[Begin Entries provided]

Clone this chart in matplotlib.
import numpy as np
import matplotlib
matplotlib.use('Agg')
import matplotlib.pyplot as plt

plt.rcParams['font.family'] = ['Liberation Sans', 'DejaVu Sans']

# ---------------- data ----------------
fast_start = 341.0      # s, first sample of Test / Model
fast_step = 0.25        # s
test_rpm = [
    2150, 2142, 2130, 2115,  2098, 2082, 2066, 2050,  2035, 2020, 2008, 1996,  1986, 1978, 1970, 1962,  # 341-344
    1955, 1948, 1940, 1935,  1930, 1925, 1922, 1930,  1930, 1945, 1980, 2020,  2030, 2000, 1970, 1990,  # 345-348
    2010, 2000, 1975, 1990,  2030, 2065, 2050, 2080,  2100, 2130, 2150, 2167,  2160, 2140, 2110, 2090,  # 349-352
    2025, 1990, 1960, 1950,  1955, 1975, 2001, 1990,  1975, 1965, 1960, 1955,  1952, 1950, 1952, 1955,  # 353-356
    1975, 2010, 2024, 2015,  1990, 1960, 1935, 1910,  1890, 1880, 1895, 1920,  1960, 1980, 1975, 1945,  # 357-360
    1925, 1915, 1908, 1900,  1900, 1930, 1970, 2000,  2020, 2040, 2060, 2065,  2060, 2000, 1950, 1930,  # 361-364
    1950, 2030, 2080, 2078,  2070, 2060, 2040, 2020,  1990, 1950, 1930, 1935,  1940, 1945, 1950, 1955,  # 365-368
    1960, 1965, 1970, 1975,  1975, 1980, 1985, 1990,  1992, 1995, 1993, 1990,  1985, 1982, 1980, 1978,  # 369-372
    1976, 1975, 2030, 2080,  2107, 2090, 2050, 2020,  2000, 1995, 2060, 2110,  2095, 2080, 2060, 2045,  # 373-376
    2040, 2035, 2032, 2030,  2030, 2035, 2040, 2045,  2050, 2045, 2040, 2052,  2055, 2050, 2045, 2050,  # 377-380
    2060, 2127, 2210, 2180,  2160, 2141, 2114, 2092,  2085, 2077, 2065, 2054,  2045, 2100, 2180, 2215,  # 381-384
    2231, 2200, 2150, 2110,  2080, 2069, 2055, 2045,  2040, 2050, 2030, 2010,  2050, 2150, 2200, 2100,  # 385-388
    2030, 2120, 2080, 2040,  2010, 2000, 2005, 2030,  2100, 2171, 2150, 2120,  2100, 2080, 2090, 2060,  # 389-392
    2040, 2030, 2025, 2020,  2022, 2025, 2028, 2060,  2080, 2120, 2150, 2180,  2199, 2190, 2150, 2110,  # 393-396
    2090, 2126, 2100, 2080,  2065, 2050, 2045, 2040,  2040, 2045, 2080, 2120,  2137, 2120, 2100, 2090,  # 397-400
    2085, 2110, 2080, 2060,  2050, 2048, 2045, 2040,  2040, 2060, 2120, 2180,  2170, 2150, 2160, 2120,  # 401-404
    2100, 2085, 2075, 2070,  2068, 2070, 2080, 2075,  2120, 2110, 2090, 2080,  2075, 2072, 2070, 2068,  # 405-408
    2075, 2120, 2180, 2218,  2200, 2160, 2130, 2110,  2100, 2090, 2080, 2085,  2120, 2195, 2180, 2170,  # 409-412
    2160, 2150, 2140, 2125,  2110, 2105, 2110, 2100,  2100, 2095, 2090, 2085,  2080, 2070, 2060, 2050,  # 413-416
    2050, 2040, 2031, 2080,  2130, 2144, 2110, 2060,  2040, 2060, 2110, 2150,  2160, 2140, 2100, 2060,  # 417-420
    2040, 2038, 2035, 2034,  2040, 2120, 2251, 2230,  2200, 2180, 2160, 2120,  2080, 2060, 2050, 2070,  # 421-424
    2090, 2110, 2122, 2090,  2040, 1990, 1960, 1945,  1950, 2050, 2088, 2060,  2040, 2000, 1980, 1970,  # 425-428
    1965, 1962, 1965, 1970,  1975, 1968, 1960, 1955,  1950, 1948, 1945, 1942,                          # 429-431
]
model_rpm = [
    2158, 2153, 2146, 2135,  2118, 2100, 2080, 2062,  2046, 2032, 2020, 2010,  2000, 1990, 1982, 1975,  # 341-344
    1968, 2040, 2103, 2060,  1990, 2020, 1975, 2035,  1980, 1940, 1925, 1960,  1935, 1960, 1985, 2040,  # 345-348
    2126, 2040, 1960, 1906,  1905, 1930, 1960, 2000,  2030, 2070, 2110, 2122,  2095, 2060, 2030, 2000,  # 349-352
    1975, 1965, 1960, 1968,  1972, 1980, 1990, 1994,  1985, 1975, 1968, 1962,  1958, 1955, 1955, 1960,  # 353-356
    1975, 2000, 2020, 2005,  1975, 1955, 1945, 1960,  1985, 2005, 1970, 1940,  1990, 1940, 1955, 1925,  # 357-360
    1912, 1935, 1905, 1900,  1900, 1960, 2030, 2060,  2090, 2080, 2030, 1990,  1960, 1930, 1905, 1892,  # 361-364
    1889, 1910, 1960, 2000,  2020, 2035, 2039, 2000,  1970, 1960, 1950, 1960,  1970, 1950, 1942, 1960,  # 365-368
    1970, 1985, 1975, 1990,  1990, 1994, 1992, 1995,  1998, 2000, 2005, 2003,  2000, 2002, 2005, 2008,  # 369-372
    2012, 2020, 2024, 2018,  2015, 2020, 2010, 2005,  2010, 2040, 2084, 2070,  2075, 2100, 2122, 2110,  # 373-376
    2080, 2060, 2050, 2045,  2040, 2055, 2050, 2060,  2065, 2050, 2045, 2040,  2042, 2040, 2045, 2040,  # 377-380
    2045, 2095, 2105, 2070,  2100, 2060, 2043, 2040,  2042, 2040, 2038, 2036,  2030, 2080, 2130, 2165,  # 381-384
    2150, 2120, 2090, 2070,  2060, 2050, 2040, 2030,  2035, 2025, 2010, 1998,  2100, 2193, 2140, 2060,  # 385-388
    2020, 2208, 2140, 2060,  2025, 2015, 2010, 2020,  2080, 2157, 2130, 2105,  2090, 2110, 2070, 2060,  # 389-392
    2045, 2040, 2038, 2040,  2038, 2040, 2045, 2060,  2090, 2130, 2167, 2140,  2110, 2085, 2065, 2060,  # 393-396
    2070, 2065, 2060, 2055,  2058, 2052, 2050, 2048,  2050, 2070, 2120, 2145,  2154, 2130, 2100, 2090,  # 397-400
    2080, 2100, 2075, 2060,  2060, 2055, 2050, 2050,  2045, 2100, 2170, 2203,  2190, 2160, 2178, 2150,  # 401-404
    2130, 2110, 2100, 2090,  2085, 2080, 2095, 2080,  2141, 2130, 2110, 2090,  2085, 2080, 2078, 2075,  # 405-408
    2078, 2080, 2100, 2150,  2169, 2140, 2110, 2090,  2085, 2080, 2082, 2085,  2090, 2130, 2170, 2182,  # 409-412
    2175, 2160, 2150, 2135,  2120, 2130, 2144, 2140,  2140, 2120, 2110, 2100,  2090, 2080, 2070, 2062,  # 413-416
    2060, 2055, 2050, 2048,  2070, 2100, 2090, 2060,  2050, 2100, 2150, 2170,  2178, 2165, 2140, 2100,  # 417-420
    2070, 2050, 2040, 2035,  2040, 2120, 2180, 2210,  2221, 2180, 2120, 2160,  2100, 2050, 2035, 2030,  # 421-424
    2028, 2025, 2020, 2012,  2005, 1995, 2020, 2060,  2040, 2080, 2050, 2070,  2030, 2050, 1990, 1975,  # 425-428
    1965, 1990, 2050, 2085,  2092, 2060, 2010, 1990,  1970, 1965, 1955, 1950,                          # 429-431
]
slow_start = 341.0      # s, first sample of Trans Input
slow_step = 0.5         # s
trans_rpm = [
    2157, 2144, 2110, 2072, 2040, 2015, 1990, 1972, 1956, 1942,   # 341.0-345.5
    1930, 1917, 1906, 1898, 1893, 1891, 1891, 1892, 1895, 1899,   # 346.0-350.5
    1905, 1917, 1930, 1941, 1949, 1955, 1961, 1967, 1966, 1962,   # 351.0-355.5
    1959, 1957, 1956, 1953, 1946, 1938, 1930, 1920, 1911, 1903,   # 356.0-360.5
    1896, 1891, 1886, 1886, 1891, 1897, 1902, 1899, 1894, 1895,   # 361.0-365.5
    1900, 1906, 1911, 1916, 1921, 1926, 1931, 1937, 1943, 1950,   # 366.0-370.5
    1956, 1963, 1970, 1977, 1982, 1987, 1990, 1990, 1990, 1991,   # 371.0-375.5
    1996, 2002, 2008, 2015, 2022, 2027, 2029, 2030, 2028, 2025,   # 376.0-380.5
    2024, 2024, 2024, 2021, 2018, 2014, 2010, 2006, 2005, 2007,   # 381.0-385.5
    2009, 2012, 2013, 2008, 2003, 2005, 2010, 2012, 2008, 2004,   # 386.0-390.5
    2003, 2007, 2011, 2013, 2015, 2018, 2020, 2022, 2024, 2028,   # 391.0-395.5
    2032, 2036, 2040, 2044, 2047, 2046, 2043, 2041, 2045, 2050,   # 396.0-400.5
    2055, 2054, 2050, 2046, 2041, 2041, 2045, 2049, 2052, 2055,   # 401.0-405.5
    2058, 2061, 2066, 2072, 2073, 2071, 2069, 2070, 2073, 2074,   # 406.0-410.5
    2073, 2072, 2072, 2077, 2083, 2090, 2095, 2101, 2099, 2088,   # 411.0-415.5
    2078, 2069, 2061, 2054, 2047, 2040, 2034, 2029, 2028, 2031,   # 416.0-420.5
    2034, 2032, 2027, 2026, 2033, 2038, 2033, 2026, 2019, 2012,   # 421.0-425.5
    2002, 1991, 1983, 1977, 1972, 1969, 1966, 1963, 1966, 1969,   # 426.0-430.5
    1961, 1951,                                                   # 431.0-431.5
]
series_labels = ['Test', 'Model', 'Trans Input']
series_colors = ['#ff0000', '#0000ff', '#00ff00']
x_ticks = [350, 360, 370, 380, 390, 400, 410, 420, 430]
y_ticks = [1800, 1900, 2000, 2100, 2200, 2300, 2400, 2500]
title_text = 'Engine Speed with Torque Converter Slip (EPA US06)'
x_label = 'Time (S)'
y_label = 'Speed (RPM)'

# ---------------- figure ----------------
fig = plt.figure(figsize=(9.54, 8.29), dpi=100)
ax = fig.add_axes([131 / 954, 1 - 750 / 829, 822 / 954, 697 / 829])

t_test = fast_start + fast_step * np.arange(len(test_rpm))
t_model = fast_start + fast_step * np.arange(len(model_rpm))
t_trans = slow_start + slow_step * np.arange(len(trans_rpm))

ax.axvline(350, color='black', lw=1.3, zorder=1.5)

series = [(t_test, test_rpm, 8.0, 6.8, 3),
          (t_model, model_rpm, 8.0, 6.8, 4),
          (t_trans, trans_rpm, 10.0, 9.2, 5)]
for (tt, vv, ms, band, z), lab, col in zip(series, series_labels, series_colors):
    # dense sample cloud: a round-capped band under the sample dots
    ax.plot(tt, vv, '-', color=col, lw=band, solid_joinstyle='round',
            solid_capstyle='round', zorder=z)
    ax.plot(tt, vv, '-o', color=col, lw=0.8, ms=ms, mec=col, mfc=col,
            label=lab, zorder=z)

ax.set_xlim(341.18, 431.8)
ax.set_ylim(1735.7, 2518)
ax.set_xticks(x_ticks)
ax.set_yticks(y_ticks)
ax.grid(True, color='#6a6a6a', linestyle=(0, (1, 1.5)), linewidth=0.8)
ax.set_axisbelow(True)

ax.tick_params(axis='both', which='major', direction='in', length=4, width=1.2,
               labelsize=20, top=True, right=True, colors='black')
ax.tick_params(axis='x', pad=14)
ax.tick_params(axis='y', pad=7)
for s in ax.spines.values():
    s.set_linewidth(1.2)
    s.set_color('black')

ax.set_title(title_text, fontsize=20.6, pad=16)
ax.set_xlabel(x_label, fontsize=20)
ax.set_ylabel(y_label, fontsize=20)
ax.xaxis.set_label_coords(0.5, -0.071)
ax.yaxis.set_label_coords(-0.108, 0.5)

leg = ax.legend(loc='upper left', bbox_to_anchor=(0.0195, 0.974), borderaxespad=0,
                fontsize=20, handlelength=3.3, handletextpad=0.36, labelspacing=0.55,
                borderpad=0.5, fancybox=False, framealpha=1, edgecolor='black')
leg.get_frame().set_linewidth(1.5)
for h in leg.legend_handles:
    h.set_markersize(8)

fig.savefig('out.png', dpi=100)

[End Entries provided]
[Begin Entries provided]

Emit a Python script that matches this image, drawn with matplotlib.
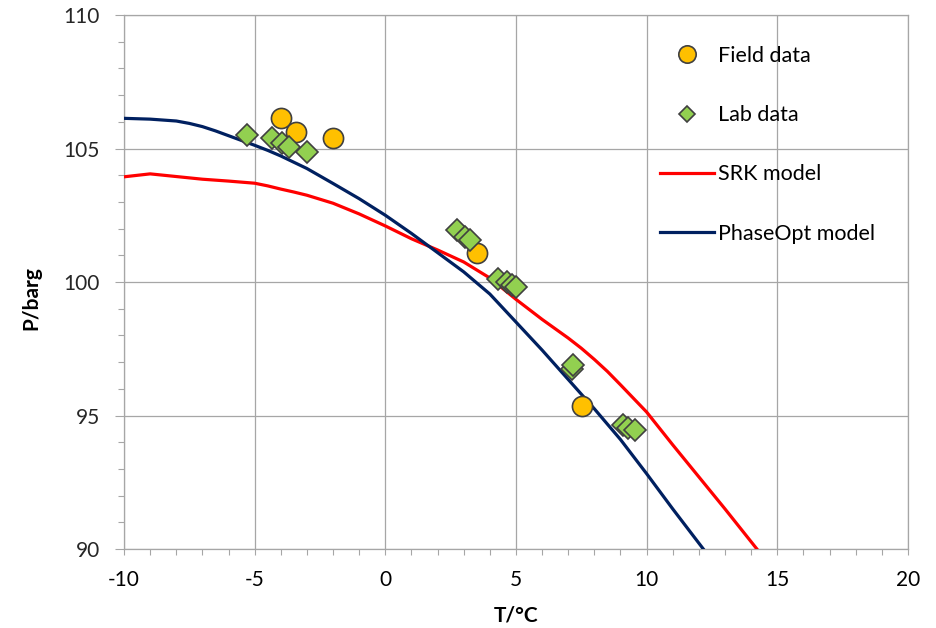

[End Entries provided]

[Aim of the task] Take the lines from the line with "Clone this chart in matplotlib." through the line with "plt.rcParams['font.family'] = ['Liberation", both ends included, and give them again exactly, with nothing else.

[Expected answer]
Clone this chart in matplotlib.
import numpy as np
import matplotlib
matplotlib.use('Agg')
import matplotlib.pyplot as plt

plt.rcParams['font.family'] = ['Liberation Sans', 'DejaVu Sans']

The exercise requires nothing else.